Curse that Cap’n Jack Straw! All this hoo-ha over referral fees is threatening to scupper the Admiral’s formerly formidable (but apparently quite unstable when you look at it closely in the current climate) motor insurance business model, the Daily Telegraph revealed this week.

A quick sift through Admiral’s statutory reporting reveals that more than half the firm’s UK motor insurance profits come from something called “ancillary sales.” Investec analyst Kevin Ryan told the Telegraph that a lot of these mysterious ancillary sales are referral (or “acceptance”) fees, describing Admiral’s business model as “a complex balancing act.”

Shore capital’s Eamonn Flanagan was more direct: “The apparent lack of impact on Admiral’s combined ratio of a near epidemic in bodily injury claims, has left many in the insurance industry somewhat incredulous over the group’s seeming ability to walk on water,” he told reporter Jamie Dunkley.

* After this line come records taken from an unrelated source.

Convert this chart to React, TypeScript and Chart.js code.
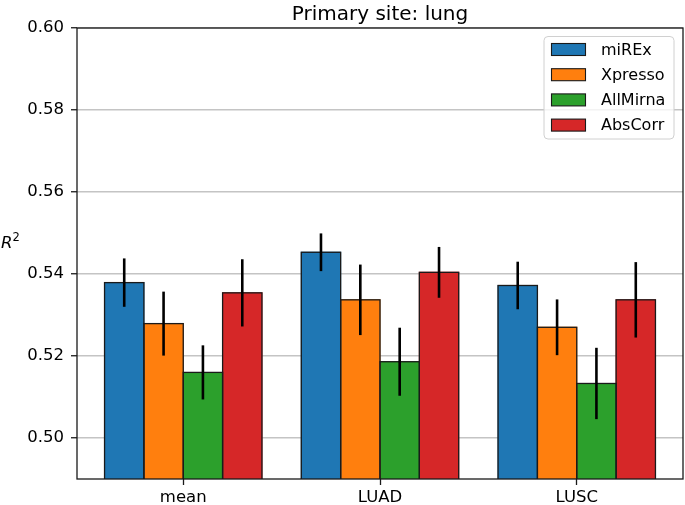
import React, { useEffect, useRef } from 'react';
import { Chart, registerables } from 'chart.js';

Chart.register(...registerables);

const titleText = 'Primary site: lung';
const categories = ['mean', 'LUAD', 'LUSC'];
const categoryPositions = [0, 1, 2];
const seriesNames = ['miREx', 'Xpresso', 'AllMirna', 'AbsCorr'];
const seriesColors = ['#1f77b4', '#ff7f0e', '#2ca02c', '#d62728'];

const miRExValues = [0.5379, 0.5453, 0.5372];
const miRExErrors = [0.0059, 0.0046, 0.0058];
const xpressoValues = [0.5279, 0.5337, 0.527];
const xpressoErrors = [0.0078, 0.0086, 0.0068];
const allMirnaValues = [0.516, 0.5186, 0.5133];
const allMirnaErrors = [0.0066, 0.0083, 0.0087];
const absCorrValues = [0.5354, 0.5404, 0.5337];
const absCorrErrors = [0.0082, 0.0062, 0.0092];

const yTicks = [0.5, 0.52, 0.54, 0.56, 0.58, 0.6];
const yMin = 0.49;
const yMax = 0.6;
const xMin = -0.54;
const xMax = 2.54;

const seriesValues = [miRExValues, xpressoValues, allMirnaValues, absCorrValues];
const seriesErrors = [miRExErrors, xpressoErrors, allMirnaErrors, absCorrErrors];

const FONT = '"DejaVu Sans", "Liberation Sans", sans-serif';

const decorPlugin = {
  id: 'decor',
  afterDatasetsDraw(chart: any) {
    const ctx = chart.ctx as CanvasRenderingContext2D;
    const { left, right, top, bottom } = chart.chartArea;
    const yS = chart.scales.y;
    ctx.save();
    ctx.beginPath();
    ctx.rect(left, top, right - left, bottom - top);
    ctx.clip();
    // bar edges (centered on the bar outline, like matplotlib)
    ctx.strokeStyle = '#1a1a1a';
    ctx.lineWidth = 1.3;
    chart.data.datasets.forEach((_ds: any, i: number) => {
      const meta = chart.getDatasetMeta(i);
      meta.data.forEach((bar: any) => {
        const p = bar.getProps(['x', 'y', 'base', 'width'], true);
        ctx.strokeRect(p.x - p.width / 2, p.y, p.width, p.base - p.y + 5);
      });
    });
    // error bars
    ctx.strokeStyle = '#000';
    ctx.lineWidth = 2.6;
    ctx.lineCap = 'butt';
    chart.data.datasets.forEach((_ds: any, i: number) => {
      const meta = chart.getDatasetMeta(i);
      meta.data.forEach((bar: any, j: number) => {
        const v = seriesValues[i][j];
        const e = seriesErrors[i][j];
        ctx.beginPath();
        ctx.moveTo(bar.x, yS.getPixelForValue(v - e));
        ctx.lineTo(bar.x, yS.getPixelForValue(v + e));
        ctx.stroke();
      });
    });
    ctx.restore();
    ctx.save();
    // spines
    ctx.strokeStyle = '#1a1a1a';
    ctx.lineWidth = 1.3;
    ctx.strokeRect(left, top, right - left, bottom - top);
    ctx.restore();
  },
  afterDraw(chart: any) {
    const ctx = chart.ctx as CanvasRenderingContext2D;
    const { left, right, top } = chart.chartArea;
    ctx.save();
    // title
    ctx.fillStyle = '#000';
    ctx.font = `20px ${FONT}`;
    ctx.textAlign = 'center';
    ctx.textBaseline = 'alphabetic';
    ctx.fillText(titleText, (left + right) / 2, top - 8.5);

    // y label R^2 (horizontal)
    ctx.textAlign = 'left';
    ctx.font = `italic 16.5px ${FONT}`;
    ctx.fillText('R', 1, 248);
    ctx.font = `11.5px ${FONT}`;
    ctx.fillText('2', 12.5, 241);

    // legend
    const boxRight = right - 9;
    const boxLeft = boxRight - 130;
    const boxTop = top + 8.5;
    const boxBottom = boxTop + 102.5;
    ctx.beginPath();
    const r = 4;
    if ((ctx as any).roundRect) {
      (ctx as any).roundRect(boxLeft, boxTop, boxRight - boxLeft, boxBottom - boxTop, r);
    } else {
      ctx.rect(boxLeft, boxTop, boxRight - boxLeft, boxBottom - boxTop);
    }
    ctx.fillStyle = 'rgba(255,255,255,0.8)';
    ctx.fill();
    ctx.strokeStyle = '#d0d0d0';
    ctx.lineWidth = 1;
    ctx.stroke();

    ctx.font = `16px ${FONT}`;
    ctx.textBaseline = 'middle';
    seriesNames.forEach((name, i) => {
      const cy = boxTop + 13 + i * 25.2;
      const sx = boxLeft + 7.5;
      ctx.fillStyle = seriesColors[i];
      ctx.fillRect(sx, cy - 6, 34, 12);
      ctx.strokeStyle = '#1a1a1a';
      ctx.lineWidth = 1.1;
      ctx.strokeRect(sx, cy - 6, 34, 12);
      ctx.fillStyle = '#000';
      ctx.fillText(name, boxLeft + 57, cy + 1);
    });
    ctx.restore();
  },
};

export default function App() {
  const canvasRef = useRef<HTMLCanvasElement | null>(null);

  useEffect(() => {
    document.body.style.margin = '0';
    const canvas = canvasRef.current;
    if (!canvas) return;
    Chart.defaults.font.family = FONT;
    const chart = new Chart(canvas, {
      type: 'bar',
      data: {
        datasets: seriesNames.map((name, i) => ({
          label: name,
          data: categoryPositions.map((x, j) => ({ x, y: seriesValues[i][j] })),
          backgroundColor: seriesColors[i],
          borderWidth: 0,
          inflateAmount: 0.5,
          categoryPercentage: 0.8,
          barPercentage: 1.0,
        })),
      },
      options: {
        animation: false,
        responsive: false,
        devicePixelRatio: 1,
        layout: { padding: { top: 28, right: 2, left: 0, bottom: 0 } },
        plugins: {
          legend: { display: false },
          title: { display: false },
          tooltip: { enabled: false },
        },
        scales: {
          x: {
            type: 'linear',
            min: xMin,
            max: xMax,
            offset: false,
            afterBuildTicks: (scale: any) => {
              scale.ticks = categoryPositions.map((v) => ({ value: v }));
            },
            afterFit: (scale: any) => {
              scale.height = 26;
            },
            ticks: {
              autoSkip: false,
              maxRotation: 0,
              padding: 3,
              color: '#000',
              font: { size: 16.5, family: FONT },
              callback: (_v: any, idx: number) => categories[idx],
            },
            grid: {
              offset: false,
              drawOnChartArea: false,
              drawTicks: true,
              tickLength: 6,
              tickColor: '#1a1a1a',
              tickWidth: 1.3,
            },
            border: { display: false },
          },
          y: {
            type: 'linear',
            min: yMin,
            max: yMax,
            afterBuildTicks: (scale: any) => {
              scale.ticks = yTicks.map((v) => ({ value: v }));
            },
            afterFit: (scale: any) => {
              scale.width = 77;
            },
            ticks: {
              padding: 7,
              color: '#000',
              font: { size: 16.5, family: FONT },
              callback: (v: any) => Number(v).toFixed(2),
            },
            grid: {
              color: '#c4c4c4',
              lineWidth: 1.5,
              drawTicks: true,
              tickLength: 6,
              tickColor: '#1a1a1a',
              tickWidth: 1.3,
            },
            border: { display: false },
          },
        },
      } as any,
      plugins: [decorPlugin],
    });
    return () => chart.destroy();
  }, []);

  return (
    <div style={{ width: 685, height: 505, position: 'relative', background: '#fff' }}>
      <canvas ref={canvasRef} width={685} height={505} style={{ display: 'block' }} />
    </div>
  );
}
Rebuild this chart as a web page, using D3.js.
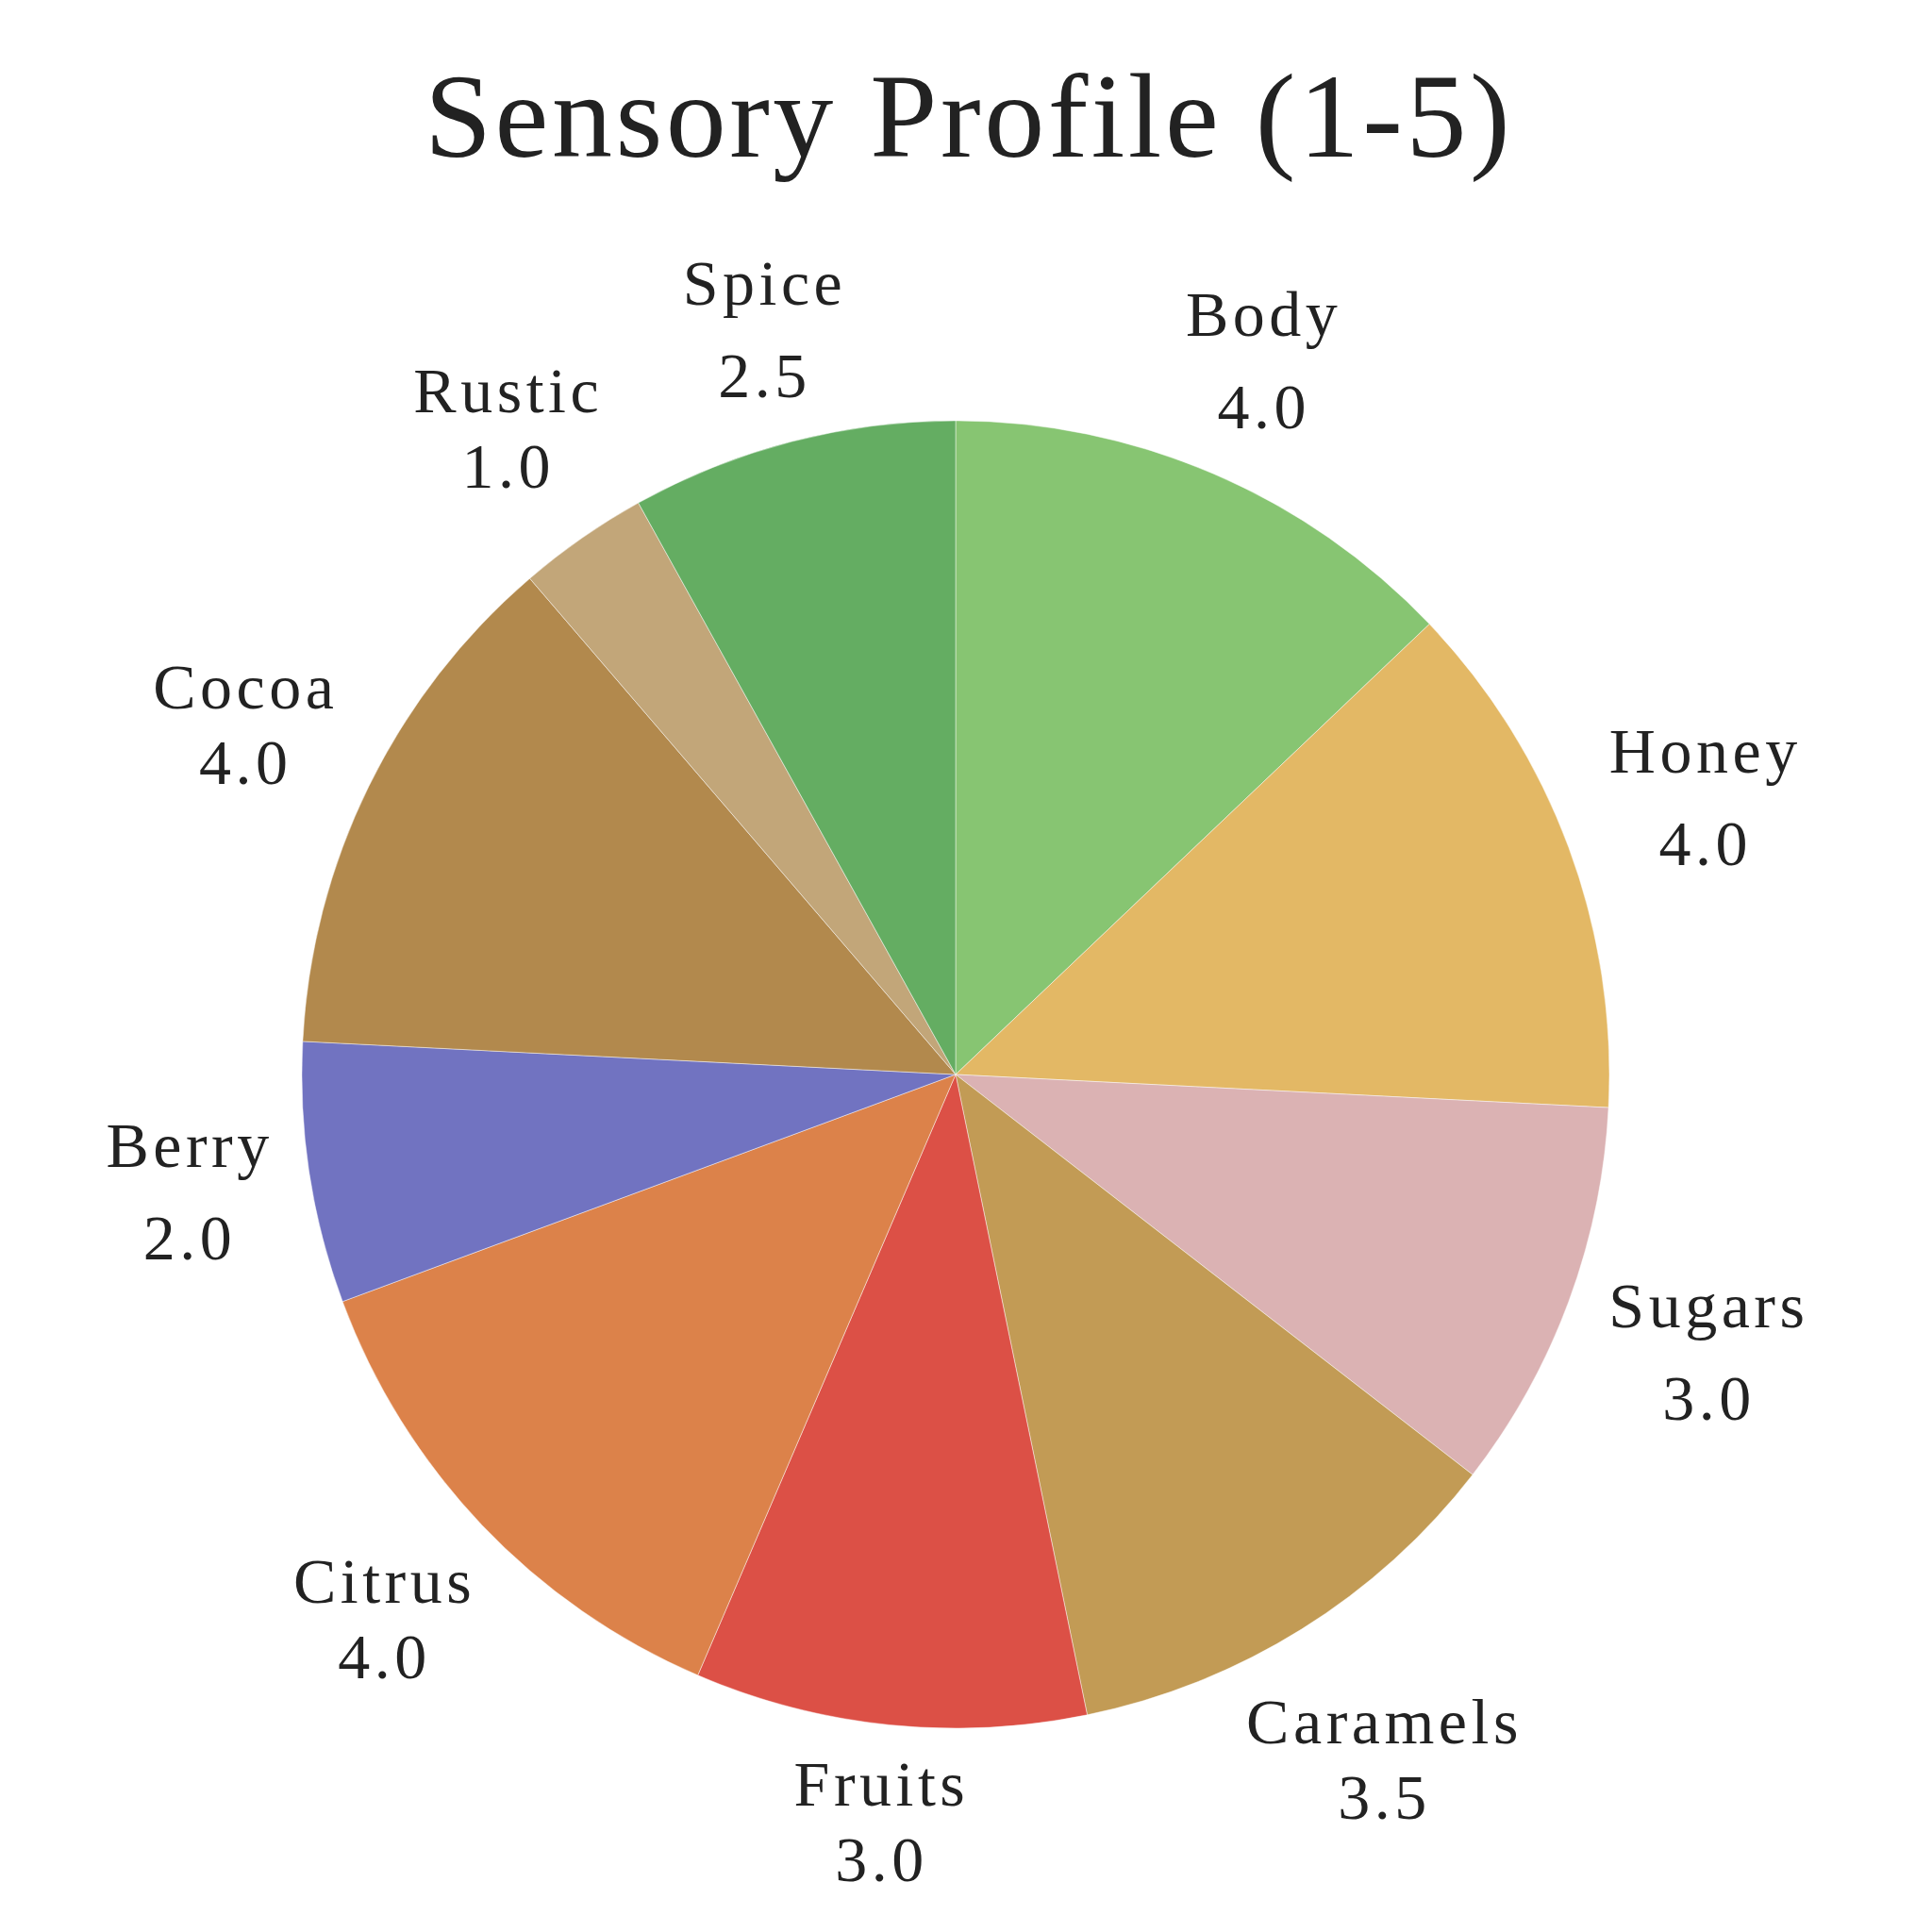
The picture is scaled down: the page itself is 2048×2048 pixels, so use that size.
<!DOCTYPE html>
<html>
<head>
<meta charset="utf-8">
<script src="https://cdn.jsdelivr.net/npm/d3@7"></script>
<style>
  html, body { margin: 0; padding: 0; background: #ffffff; }
  svg { display: block; }
</style>
</head>
<body>
<svg id="chart" width="2048" height="2048"></svg>
<script>
// ---- data ----
const categories = ["Body", "Honey", "Sugars", "Caramels", "Fruits", "Citrus", "Berry", "Cocoa", "Rustic", "Spice"];
const values = [4.0, 4.0, 3.0, 3.5, 3.0, 4.0, 2.0, 4.0, 1.0, 2.5];
const colors = ["#87c572", "#e3b865", "#dbb2b3", "#c29b55", "#dc5046", "#dc824a", "#7173c1", "#b2894d", "#c2a679", "#64ad62"];
const titleText = "Sensory Profile (1-5)";

// ---- layout ----
const W = 2048, H = 2048;
const cx = 1013, cy = 1139, radius = 693;
const labelPad = 32;
const fontFamily = "'Liberation Serif', 'Times New Roman', serif";
const labelSize = 68;
const capH = 0.662 * labelSize;
const textColor = "#222222";

const data = categories.map((c, i) => ({ name: c, value: values[i], color: colors[i] }));

const svg = d3.select("#chart");

svg.append("text")
  .attr("x", 1027)
  .attr("y", 166)
  .attr("text-anchor", "middle")
  .attr("font-family", fontFamily)
  .attr("font-size", 128)
  .attr("letter-spacing", 3.5)
  .attr("fill", textColor)
  .text(titleText);

const pie = d3.pie().sort(null).value(d => d.value).startAngle(0).endAngle(2 * Math.PI);
const arc = d3.arc().innerRadius(0).outerRadius(radius);
const arcs = pie(data);

const g = svg.append("g").attr("transform", `translate(${cx},${cy})`);

g.selectAll("path.slice")
  .data(arcs)
  .join("path")
  .attr("class", "slice")
  .attr("d", arc)
  .attr("fill", d => d.data.color)
  .attr("stroke", "rgba(255,255,255,0.45)")
  .attr("stroke-width", 1);

const fmt = d3.format(".1f");

const labels = g.selectAll("g.label")
  .data(arcs)
  .join("g")
  .attr("class", "label");

labels.each(function(d) {
  const sel = d3.select(this);
  const name = sel.append("text")
    .attr("text-anchor", "middle")
    .attr("font-family", fontFamily)
    .attr("font-size", labelSize)
    .attr("letter-spacing", 4.5)
    .attr("fill", textColor)
    .text(d.data.name);
  const val = sel.append("text")
    .attr("text-anchor", "middle")
    .attr("font-family", fontFamily)
    .attr("font-size", labelSize)
    .attr("letter-spacing", 4.5)
    .attr("fill", textColor)
    .text(fmt(d.data.value));
  const w = Math.max(name.node().getComputedTextLength(), val.node().getComputedTextLength());
  const gap = /[gjpqy]/.test(d.data.name) ? 98 : 80;
  const h = capH + gap;
  const a = (d.startAngle + d.endAngle) / 2;
  const ux = Math.sin(a), uy = -Math.cos(a);
  const dist = radius + labelPad + Math.abs(ux) * w / 2 + Math.abs(uy) * h / 2;
  const bx = ux * dist, by = uy * dist;
  name.attr("x", bx + 2).attr("y", by - h / 2 + capH);
  val.attr("x", bx + 2).attr("y", by + h / 2);
});
</script>
</body>
</html>
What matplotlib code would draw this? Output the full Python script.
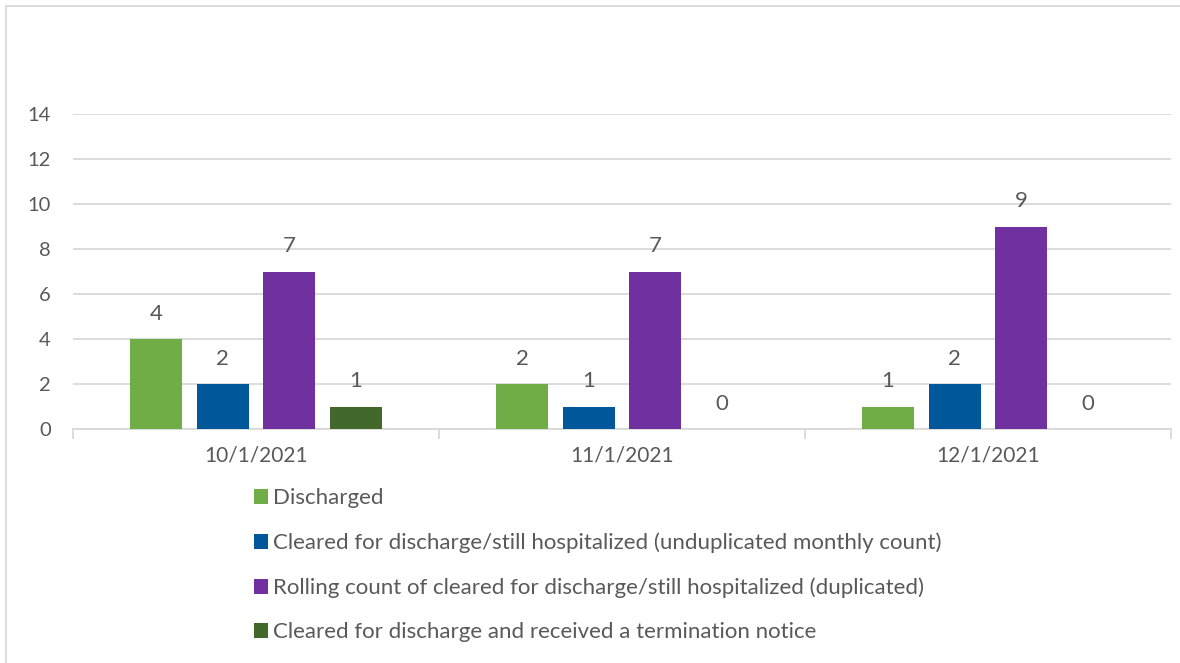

An Admiral crew person attempted to bore the Telegraph off the story as follows: “When one of our customers calls us for help with a claim that was not their fault, we refer them on to a retained accident management company who help sort out their claim, but only if they give us their permission. If they don’t want to be passed through to our accident management company we do not put them through. If the claim needs to be referred to a lawyer then the accident management company will pay us a referral fee.”

Sounds pretty innocuous, doesn’t it?

Or at least it would have done before the world woke up to the evil of referral fees and the government started talking about maybe doing something about them.